A particle system is a collection of independent objects, often represented by a simple shape or dot. It can be used to model many irregular types of natural phenomena, such as explosions, fire, smoke, sparks, waterfalls, clouds, fog, petals, grass, bubbles, and so on. In a system, each particle will have its own set of properties related to its behavior (for example, velocity, acceleration, etc.) as well as its look (for example, color, shape, image, etc.).

One of my favorite examples of a particle system in action is Karl Sims’ “Particle Dreams”, a short video visualizing different complex phenomena (snowstorms, waterfalls, and a “Self-Breathing Head,”) by applying behavior rules to thousands of tiny particles. (Note this was made in 1988!).

We are going to look at implementation strategies for coding a particle system. How do we organize our code? Where do we store information related to invididual particles vs. information related to the system as a whole?

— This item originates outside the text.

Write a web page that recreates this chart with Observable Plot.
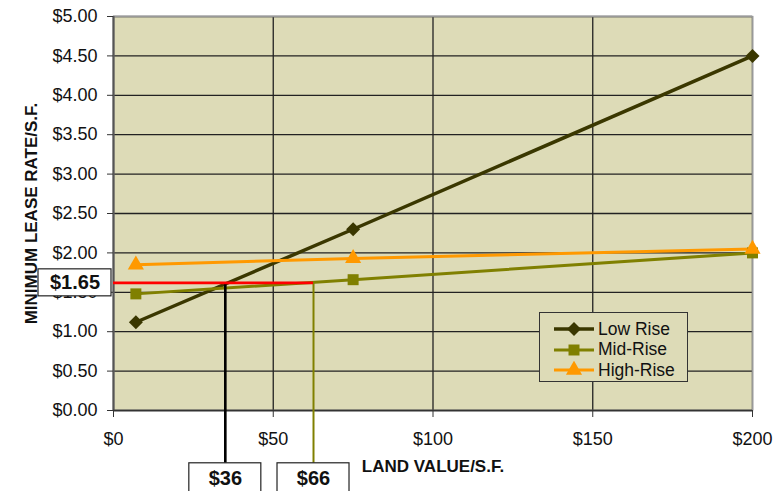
<!DOCTYPE html>
<html><head><meta charset="utf-8">
<script src="https://cdn.jsdelivr.net/npm/d3@7"></script>
<script src="https://cdn.jsdelivr.net/npm/@observablehq/plot@0.6"></script>
<style>
body{margin:0;background:#fff;font-family:"Liberation Sans",Arial,sans-serif}
#wrap{position:relative;width:783px;height:491px;overflow:hidden}
#legend{position:absolute;left:539px;top:312px;width:147px;height:68px;border:1px solid #333;background:#dddbb7;box-sizing:content-box}
#legend .row{position:absolute;left:14px;height:20px;display:flex;align-items:center;font-size:17.5px;color:#111}
#legend svg{margin-right:4px}
</style>
</head><body><div id="wrap"></div>
<script>
// ---- data ----
const landValues = [7, 75, 200];
const lowRise  = [1.12, 2.30, 4.50];
const midRise  = [1.48, 1.66, 2.00];
const highRise = [1.85, 1.93, 2.05];
const seriesNames  = ["Low Rise", "Mid-Rise", "High-Rise"];
const xTicks = [0, 50, 100, 150, 200];
const yTicks = [0, 0.5, 1, 1.5, 2, 2.5, 3, 3.5, 4, 4.5, 5];
const targetRate = 1.62;          // drawn level of the red reference line
const targetRateLabel = "$1.65";
const crossings = [35, 62.6];     // where the reference line meets Low / Mid rise
const crossingLabels = ["$36", "$66"];
const calloutDepth = -0.67;       // how far below the axis the drop lines reach

// ---- styles ----
const colors  = ["#3a3700", "#808000", "#ff9900"];
const symbols = ["diamond2", "square", "triangle"];
const radii   = [6.3, 6.2, 6];
const widths  = [3.5, 3, 3];
const bg = "#dddbb7";

const rows = [];
[lowRise, midRise, highRise].forEach((vals, s) =>
  vals.forEach((v, i) => rows.push({series: seriesNames[s], x: landValues[i], y: v})));

const fmt = d => "$" + d3.format(",.2f")(d);

function boxed(w, h, dx, dy) {
  return function(index, scales, values, dims, context, next) {
    const g = next(index, scales, values, dims, context);
    const ns = "http://www.w3.org/2000/svg";
    const grp = document.createElementNS(ns, "g");
    for (const i of index) {
      const r = document.createElementNS(ns, "rect");
      r.setAttribute("x", values.x[i] + dx - w / 2);
      r.setAttribute("y", values.y[i] + dy - h / 2);
      r.setAttribute("width", w);
      r.setAttribute("height", h);
      r.setAttribute("fill", "#fff");
      r.setAttribute("stroke", "#222");
      r.setAttribute("stroke-width", 1.2);
      grp.appendChild(r);
    }
    grp.appendChild(g);
    return grp;
  };
}

const dropLines = crossings.map((x, i) => ({x, label: crossingLabels[i], color: i === 0 ? "#000" : "#808000"}));

const chart = Plot.plot({
  width: 783, height: 491,
  marginLeft: 113, marginRight: 31, marginTop: 16, marginBottom: 81,
  style: {fontFamily: "Liberation Sans, Arial, sans-serif", fontSize: "18px", color: "#111", background: "#fff", overflow: "visible"},
  x: {domain: [0, 200]},
  y: {domain: [0, 5]},
  color: {domain: seriesNames, range: colors},
  marks: [
    Plot.frame({fill: bg, stroke: null}),
    Plot.gridX(xTicks, {stroke: "#222", strokeOpacity: 1, strokeWidth: 1.3}),
    Plot.gridY(yTicks, {stroke: "#222", strokeOpacity: 1, strokeWidth: 1.3}),
    Plot.frame({stroke: "#999", strokeWidth: 1.5}),
    Plot.ruleX([0], {stroke: "#555", strokeWidth: 2}),
    Plot.ruleY([0], {stroke: "#333", strokeWidth: 1.5}),
    Plot.axisX(xTicks, {tickFormat: d => "$" + d, tickSize: 7, tickPadding: 15, stroke: "#333", label: null, fontSize: 18}),
    Plot.axisY(yTicks, {tickFormat: fmt, tickSize: 6, tickPadding: 10, stroke: "#333", label: null, fontSize: 18}),
    // series
    ...seriesNames.map((name, s) =>
      Plot.line(rows.filter(d => d.series === name), {x: "x", y: "y", stroke: colors[s], strokeWidth: widths[s]})),
    ...seriesNames.map((name, s) =>
      Plot.dot(rows.filter(d => d.series === name), {x: "x", y: "y", symbol: () => symbols[s], r: radii[s], fill: colors[s], stroke: "none"})),
    // reference annotation
    Plot.ruleX(dropLines, {x: "x", y1: targetRate, y2: calloutDepth, stroke: "color", strokeWidth: d => d.color === "#000" ? 2.6 : 2}),
    Plot.ruleY([targetRate], {x1: 0, x2: crossings[1], stroke: "#ff0000", strokeWidth: 2.6}),
    Plot.text(dropLines, {x: "x", y: () => calloutDepth, text: "label", dy: 15, fontWeight: "bold", fontSize: 20, fill: "#111",
      render: boxed(72, 30, 0, 15)}),
    Plot.text([targetRateLabel], {x: () => 0, y: () => targetRate, text: d => d, dx: -38.5, fontWeight: "bold", fontSize: 20, fill: "#111",
      render: boxed(73, 27, -38.5, 0)}),
    // axis titles
    Plot.text(["MINIMUM LEASE RATE/S.F."], {frameAnchor: "left", dx: -82, rotate: -90, textAnchor: "middle", fontWeight: "bold", fontSize: 17, fill: "#111"}),
    Plot.text(["LAND VALUE/S.F."], {frameAnchor: "bottom", dy: 61, fontWeight: "bold", fontSize: 17, fill: "#111"})
  ]
});

const wrap = document.getElementById("wrap");
wrap.appendChild(chart);

// legend (inside plot area, as in the original)
const legend = d3.select(wrap).append("div").attr("id", "legend");
seriesNames.forEach((name, s) => {
  const row = legend.append("div").attr("class", "row").style("top", (6 + s * 20.5) + "px");
  const sv = row.append("svg").attr("width", 40).attr("height", 18);
  sv.append("line").attr("x1", 0).attr("x2", 40).attr("y1", 9).attr("y2", 9).attr("stroke", colors[s]).attr("stroke-width", widths[s]);
  sv.append("path").attr("transform", "translate(20,9)")
    .attr("d", d3.symbol(s === 0 ? d3.symbolDiamond2 : s === 1 ? d3.symbolSquare : d3.symbolTriangle, Math.PI * radii[s] * radii[s])())
    .attr("fill", colors[s]);
  row.append("span").text(name);
});
</script>
</body></html>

The examples we’ll look at focus on managing the data associated with a particle system. The examples will use simple shapes for the particles and apply only the most basic behaviors (gravity, etc.). However, by using this framework and building in more interesting ways to render the particles and compute behaviors, you can achieve lots of different effects.

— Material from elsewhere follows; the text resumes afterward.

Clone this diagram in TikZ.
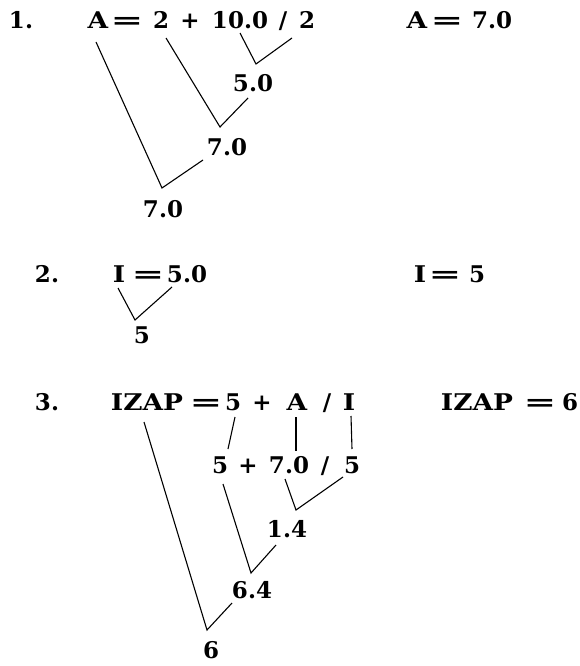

The particle object. We first need to declare our class and decide what instance variables we want to have:

class Particle {
  PVector loc;
  PVector vel;
  PVector acc;
  float r;
  float timer;

This is nothing really new, just some variables to keep track of location, velocity, acceleration, and size. However, we are adding an important element, a timer to keep track of the particle’s life. Our particles, sadly, will not live forever.

//function to update location
void update() {
  vel.add(acc) ;
  loc.add(vel) ;
  timer -= 1.0;
}

In the above method, the timer counts down each cycle. We would probably want to improve this and keep track of how fast the timer should count in a separate variable, but this will do for now.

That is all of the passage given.